* What needs to be done
Find the word "Give" in the listing; pull out each line holding it.

* Record list

↓

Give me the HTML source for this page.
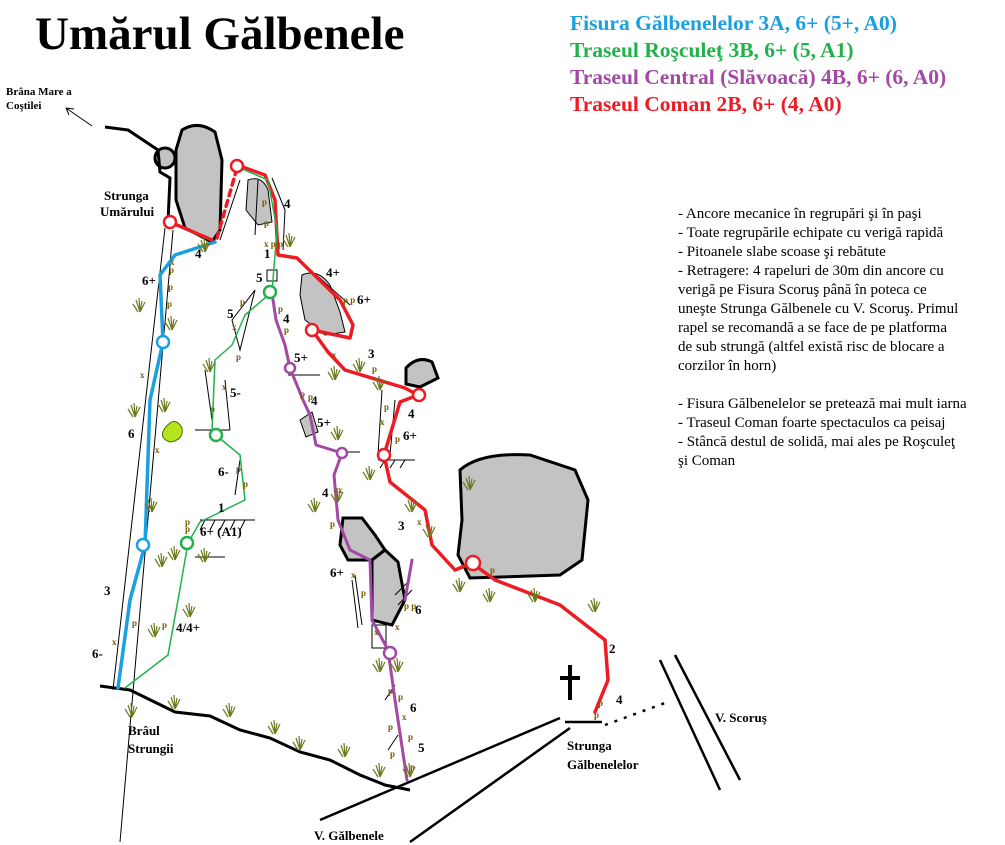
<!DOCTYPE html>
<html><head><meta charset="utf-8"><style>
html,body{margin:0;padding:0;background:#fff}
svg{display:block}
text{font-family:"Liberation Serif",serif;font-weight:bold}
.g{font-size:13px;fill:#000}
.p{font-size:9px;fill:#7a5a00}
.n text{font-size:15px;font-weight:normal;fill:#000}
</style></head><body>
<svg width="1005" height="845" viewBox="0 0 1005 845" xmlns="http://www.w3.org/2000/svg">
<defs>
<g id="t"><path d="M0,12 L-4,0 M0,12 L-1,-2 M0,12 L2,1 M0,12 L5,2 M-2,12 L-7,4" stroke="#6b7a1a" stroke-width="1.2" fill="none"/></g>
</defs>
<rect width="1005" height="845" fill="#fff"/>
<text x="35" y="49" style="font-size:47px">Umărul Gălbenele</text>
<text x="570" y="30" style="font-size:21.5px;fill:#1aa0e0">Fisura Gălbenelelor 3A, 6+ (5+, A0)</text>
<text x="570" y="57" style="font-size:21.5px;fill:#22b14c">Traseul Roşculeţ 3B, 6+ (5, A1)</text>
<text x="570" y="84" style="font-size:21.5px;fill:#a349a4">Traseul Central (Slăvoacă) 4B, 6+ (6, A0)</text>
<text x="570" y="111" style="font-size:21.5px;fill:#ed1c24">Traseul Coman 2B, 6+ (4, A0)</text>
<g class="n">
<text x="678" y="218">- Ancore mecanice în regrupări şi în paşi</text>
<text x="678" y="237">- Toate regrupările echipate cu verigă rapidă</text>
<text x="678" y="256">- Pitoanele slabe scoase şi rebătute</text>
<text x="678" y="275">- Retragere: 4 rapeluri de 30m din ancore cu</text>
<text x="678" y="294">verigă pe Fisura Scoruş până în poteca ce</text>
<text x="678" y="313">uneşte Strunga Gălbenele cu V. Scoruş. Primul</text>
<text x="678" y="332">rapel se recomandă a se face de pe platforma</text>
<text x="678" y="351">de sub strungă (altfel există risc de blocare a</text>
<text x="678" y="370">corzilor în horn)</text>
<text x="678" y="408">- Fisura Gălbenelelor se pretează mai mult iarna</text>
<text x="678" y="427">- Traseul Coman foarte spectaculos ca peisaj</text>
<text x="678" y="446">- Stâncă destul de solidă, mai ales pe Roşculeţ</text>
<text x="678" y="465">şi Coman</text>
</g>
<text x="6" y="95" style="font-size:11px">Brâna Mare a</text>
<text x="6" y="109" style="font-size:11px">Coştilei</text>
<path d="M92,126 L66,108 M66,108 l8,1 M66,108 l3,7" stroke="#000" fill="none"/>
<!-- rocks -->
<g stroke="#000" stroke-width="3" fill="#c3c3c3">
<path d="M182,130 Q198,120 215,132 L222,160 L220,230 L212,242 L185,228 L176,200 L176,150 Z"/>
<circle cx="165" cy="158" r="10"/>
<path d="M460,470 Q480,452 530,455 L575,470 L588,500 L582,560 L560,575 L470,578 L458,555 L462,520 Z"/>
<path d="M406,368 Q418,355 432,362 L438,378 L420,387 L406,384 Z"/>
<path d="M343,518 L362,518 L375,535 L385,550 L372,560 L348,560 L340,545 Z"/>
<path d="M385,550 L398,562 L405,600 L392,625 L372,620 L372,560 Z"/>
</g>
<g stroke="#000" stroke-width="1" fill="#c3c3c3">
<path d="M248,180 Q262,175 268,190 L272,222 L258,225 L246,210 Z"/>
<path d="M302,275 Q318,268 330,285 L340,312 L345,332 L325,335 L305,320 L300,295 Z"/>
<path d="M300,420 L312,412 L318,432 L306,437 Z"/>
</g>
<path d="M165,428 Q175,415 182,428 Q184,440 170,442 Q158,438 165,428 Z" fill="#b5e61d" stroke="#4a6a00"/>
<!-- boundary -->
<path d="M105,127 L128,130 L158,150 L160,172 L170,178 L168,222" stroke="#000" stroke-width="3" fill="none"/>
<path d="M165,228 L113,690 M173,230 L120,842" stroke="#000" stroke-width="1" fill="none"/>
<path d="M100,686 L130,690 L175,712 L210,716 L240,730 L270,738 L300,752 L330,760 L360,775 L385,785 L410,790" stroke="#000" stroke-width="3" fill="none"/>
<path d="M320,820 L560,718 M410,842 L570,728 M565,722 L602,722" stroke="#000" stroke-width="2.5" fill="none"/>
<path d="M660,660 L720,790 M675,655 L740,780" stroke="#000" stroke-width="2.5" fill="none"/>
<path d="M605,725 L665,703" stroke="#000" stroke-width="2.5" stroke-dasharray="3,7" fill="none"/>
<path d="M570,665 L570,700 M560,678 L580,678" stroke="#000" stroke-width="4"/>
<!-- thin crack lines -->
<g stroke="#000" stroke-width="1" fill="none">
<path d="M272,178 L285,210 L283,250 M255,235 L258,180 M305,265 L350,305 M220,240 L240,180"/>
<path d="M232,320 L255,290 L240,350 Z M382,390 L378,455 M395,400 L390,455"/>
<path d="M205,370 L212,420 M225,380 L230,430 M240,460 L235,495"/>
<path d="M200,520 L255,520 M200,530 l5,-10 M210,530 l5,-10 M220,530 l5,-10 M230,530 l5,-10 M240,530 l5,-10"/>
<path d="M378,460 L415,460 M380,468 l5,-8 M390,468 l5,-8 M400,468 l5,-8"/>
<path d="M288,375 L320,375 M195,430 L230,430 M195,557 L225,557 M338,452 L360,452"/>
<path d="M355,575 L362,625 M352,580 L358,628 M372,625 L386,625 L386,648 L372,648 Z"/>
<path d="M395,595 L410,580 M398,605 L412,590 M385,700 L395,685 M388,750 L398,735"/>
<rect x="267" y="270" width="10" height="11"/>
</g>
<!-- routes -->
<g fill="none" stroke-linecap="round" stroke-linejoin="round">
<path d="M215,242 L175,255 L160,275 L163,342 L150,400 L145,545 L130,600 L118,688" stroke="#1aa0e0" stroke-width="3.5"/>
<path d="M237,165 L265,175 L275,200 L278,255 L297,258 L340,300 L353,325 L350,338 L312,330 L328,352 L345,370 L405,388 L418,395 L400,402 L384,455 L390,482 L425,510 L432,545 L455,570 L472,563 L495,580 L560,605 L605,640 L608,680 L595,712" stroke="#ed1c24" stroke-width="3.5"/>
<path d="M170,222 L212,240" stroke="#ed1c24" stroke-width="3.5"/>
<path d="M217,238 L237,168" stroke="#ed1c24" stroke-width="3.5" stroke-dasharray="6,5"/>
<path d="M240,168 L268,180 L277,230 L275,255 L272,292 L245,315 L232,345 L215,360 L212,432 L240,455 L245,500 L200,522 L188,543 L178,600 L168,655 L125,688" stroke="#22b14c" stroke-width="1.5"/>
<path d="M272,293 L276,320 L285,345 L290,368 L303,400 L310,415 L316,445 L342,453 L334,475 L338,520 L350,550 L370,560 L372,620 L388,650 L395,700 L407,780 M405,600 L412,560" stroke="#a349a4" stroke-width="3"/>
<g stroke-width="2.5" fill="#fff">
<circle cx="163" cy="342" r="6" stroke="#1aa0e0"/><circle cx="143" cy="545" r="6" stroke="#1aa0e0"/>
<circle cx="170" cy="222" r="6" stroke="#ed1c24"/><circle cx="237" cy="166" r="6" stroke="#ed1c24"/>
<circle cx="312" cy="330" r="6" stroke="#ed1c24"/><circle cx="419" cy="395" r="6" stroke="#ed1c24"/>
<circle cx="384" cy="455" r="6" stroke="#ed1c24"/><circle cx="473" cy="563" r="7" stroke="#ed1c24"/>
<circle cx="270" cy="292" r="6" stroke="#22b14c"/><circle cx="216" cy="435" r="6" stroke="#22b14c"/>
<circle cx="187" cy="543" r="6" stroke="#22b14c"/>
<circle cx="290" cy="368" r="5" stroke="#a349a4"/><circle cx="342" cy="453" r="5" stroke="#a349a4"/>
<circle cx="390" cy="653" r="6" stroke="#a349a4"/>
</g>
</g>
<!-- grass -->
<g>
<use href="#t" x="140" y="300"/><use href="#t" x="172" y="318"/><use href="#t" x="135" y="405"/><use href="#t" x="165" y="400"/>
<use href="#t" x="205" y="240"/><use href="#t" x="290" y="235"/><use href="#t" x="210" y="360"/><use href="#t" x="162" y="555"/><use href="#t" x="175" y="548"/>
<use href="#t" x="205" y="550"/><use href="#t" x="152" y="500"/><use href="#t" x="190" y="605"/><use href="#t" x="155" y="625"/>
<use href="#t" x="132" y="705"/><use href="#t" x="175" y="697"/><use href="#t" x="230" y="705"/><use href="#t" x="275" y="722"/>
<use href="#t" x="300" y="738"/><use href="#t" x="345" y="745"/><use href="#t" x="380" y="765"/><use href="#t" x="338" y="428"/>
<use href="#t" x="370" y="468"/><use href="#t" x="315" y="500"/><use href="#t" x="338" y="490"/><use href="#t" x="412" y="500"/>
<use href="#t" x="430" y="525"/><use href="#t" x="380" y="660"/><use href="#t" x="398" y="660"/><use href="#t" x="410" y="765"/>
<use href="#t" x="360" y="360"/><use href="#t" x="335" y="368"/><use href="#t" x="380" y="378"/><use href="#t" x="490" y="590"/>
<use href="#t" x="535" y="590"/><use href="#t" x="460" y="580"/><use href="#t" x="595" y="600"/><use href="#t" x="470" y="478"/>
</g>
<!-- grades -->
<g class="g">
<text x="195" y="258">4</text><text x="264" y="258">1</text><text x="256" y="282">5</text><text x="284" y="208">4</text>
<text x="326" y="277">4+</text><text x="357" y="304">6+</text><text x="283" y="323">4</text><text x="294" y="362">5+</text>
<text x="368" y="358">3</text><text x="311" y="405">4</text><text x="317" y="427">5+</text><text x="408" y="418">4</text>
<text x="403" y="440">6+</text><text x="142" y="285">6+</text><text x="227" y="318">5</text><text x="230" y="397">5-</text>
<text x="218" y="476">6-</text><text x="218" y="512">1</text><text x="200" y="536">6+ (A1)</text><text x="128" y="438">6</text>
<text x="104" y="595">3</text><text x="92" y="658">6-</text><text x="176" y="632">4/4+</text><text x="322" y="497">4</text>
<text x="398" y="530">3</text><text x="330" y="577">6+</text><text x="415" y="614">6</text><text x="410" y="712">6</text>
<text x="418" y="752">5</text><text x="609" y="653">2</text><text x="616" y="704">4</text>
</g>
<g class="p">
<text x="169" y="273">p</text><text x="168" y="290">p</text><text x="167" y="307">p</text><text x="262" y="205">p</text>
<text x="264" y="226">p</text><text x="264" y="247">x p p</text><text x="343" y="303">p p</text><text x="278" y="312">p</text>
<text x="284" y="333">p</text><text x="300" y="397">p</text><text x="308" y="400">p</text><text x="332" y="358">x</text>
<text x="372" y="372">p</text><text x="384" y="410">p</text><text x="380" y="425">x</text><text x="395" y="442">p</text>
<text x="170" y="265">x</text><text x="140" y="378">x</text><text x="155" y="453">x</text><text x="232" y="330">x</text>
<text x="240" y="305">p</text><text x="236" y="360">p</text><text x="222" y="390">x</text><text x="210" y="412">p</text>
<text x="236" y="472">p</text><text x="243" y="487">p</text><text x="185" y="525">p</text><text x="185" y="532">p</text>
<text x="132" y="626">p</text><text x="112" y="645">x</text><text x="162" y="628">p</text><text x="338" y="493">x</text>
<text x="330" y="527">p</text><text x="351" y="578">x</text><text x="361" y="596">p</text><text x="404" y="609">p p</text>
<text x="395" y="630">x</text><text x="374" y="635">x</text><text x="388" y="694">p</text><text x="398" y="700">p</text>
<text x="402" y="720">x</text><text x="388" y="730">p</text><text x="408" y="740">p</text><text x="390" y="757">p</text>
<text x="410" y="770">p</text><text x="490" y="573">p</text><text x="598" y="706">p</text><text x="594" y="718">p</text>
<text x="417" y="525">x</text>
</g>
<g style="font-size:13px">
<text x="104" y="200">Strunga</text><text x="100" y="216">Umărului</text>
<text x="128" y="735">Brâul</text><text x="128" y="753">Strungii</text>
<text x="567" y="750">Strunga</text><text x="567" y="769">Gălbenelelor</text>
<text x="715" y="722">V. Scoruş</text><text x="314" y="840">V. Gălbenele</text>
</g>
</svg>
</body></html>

↑
↓

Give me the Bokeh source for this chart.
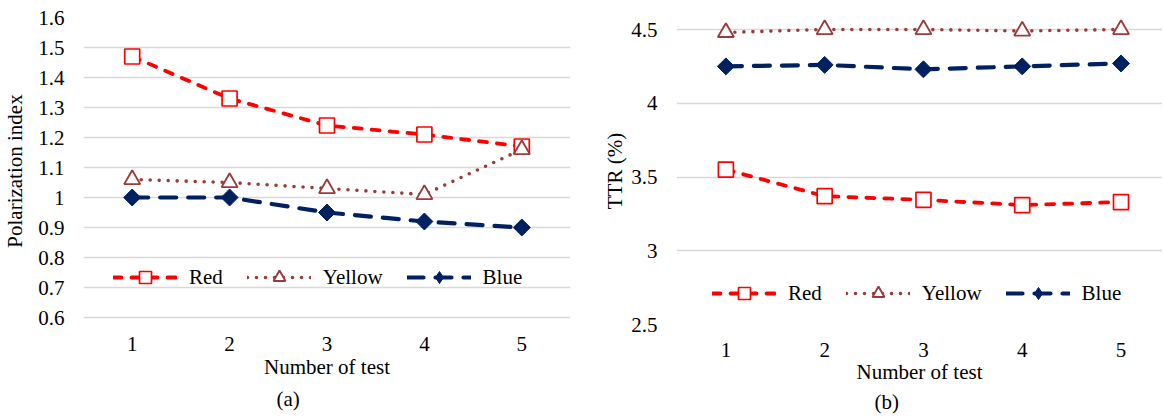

↑

* Expected answer
Give me the HTML source for this page.
Give me the Bokeh source for this chart.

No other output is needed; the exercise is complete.